Friday, May 19, 2006

Frame-4 software

I remember a lecturer [during a distributed systems class, or was it object oriented programming, I can't remember which. But it was a certain resolute lady] speaking about 'industrial strength' software and me wondering what that was. The image I had then was of software that runs nuclear plants but was not sure whether such software was written in 'normal' code or some unpublished, esoteric C statements.

After campus, I was fortunate to work in a development team which worked on a relatively high profile, 'industrial' product. Given, it was a VB app and far from the ASM, embedded systems I have pictured as qualifying to be industrial, but it was one of the better systems I'd seen.

I then went to a non-ISV and got a glimpse of in-house software. The design team at my then previous employer would be mortified. There's one system which has a matrix of like 100 independent textboxes, rather than have a more natural grid. In another system, the about box has a label with the time on it. Problem is, the time is static, in like a 16pt comic font, and in purple. I just used to shake my head in amazement, but nobody else seemed to notice or be bothered. Users were probably told that's the system from IT. Take it or leave it. In another system, error messages are reported as message boxes - MsgBox Err.Description. I kept asking whether the messages were for the user or the programmer, and hence whether the system was for users or the programmer. We all do debugging by messagebox, or by printf, but surely. The logic is that the user can take a screenshot with the error so that the programmer can fix the error more easily. Users aren't very good people but still...

I figured all that was ok, given this was 'in-house' software. The other day I was shown a 3rd party system. This system reminded me of the first programming projects we did. First thing that caught my eye was the default VB icon for forms. Then the forms themselves. Like 10 frames per form, with at least 3 different colours for the frames. Dark green. Dark blue. One orange frame caught my attention. It's caption was 'Frame 4'. Again, I felt like I was the only one who noticed, or who was feeling any pain.
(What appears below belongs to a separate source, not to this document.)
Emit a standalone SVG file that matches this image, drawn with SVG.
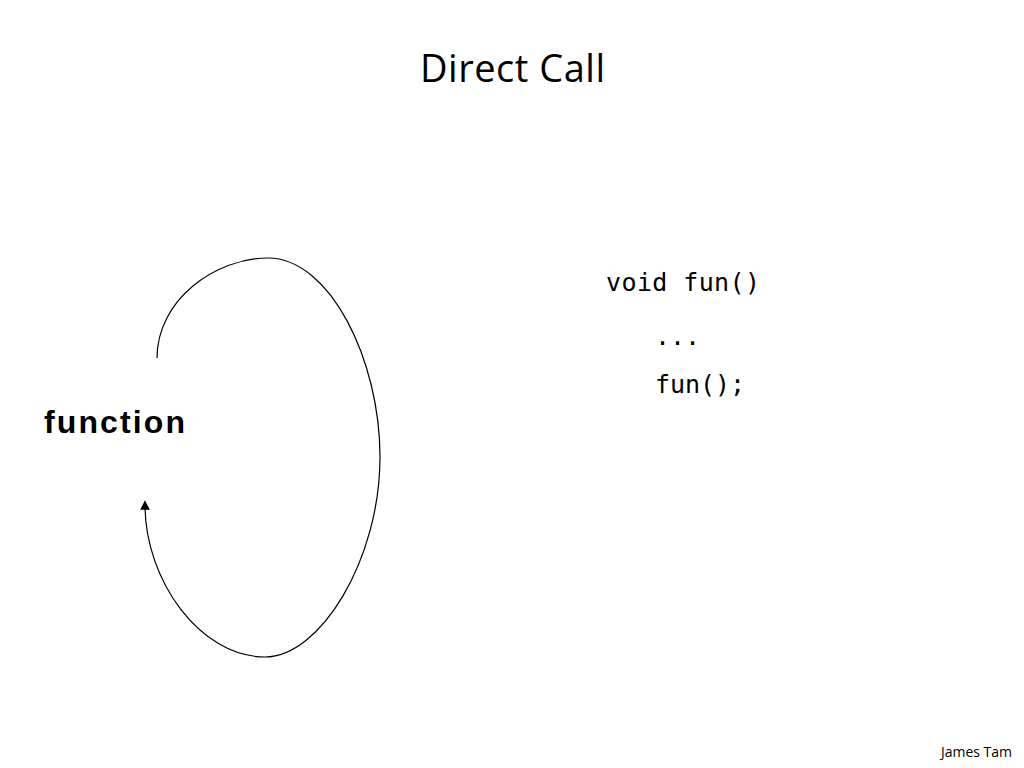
<svg xmlns="http://www.w3.org/2000/svg" width="1024" height="768" viewBox="0 0 1024 768">
<defs><marker id="ah" markerWidth="8" markerHeight="8" refX="4" refY="4" orient="auto"><path d="M0,0 L8,4 L0,8 z" fill="#000"/></marker></defs>
<style>.m{font-family:"DejaVu Sans Mono",monospace;font-size:25px}</style>
<rect width="1024" height="768" fill="#fff"/>
<text x="420" y="82" textLength="185" font-family="Open Sans, sans-serif" font-size="38">Direct Call</text>
<g id="function"><text x="44" y="433" textLength="141" font-family="Liberation Sans, sans-serif" font-weight="bold" font-size="32">function</text></g>
<g id="code">
<text class="m" x="606" y="291" textLength="154">void fun()</text>
<text class="m" x="655" y="345">...</text>
<text class="m" x="655" y="393" textLength="90">fun();</text>
</g>
<g id="connectors"><path d="M157,358 C157,300 215,258 268,258 C330,258 380,360 380,457 C380,560 320,657 265,657 C200,657 145,580 145,505" fill="none" stroke="#000" stroke-width="1.2" marker-end="url(#ah)"/></g>
<text x="1012" y="757" text-anchor="end" font-family="Open Sans, sans-serif" font-size="14">James Tam</text>
</svg>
Or embarassment. Not that I'm a good designer and UI is hard, but surely. It would be a lot easier to leave the controls with their default colours. It's also a lot easier to leave buttons as their default size rather than make them half the size of a form, ostensibly to use up some empty space on part of the form. And this system was purchased. Bought. Money was actually given to some people for it. Amazing.

I've never considered writing commercial applications for fear that they wouldn't be good enough [and the support nightmare]. I know I'm not the best programmer around, but as Jeff once put it, it's not my job to be better than anyone else. Just better than I was last year. How people get away with such things is a mystery, but I hope I'm responsible and good enough not to write Frame-4 software.

2 Comments:

Blogger aJamaa said...

I once saw commercial software that had the default VB splash form. One wonders why the developer chose to add it.

On a different note. I cannot post. When I click on the post button in the 'post window' the progress bar actually goes the end but my post never appears on the blog. I might have to go back to putting my posts as comments. Any ideas on what is happening and how it can be rectified?

Monday, May 22, 2006 5:33:00 PM  
Blogger Samborera said...

I've been on orientation so far this week, and will be in some training for the rest of the week. Blogger does strange things sometimes so just keep trying.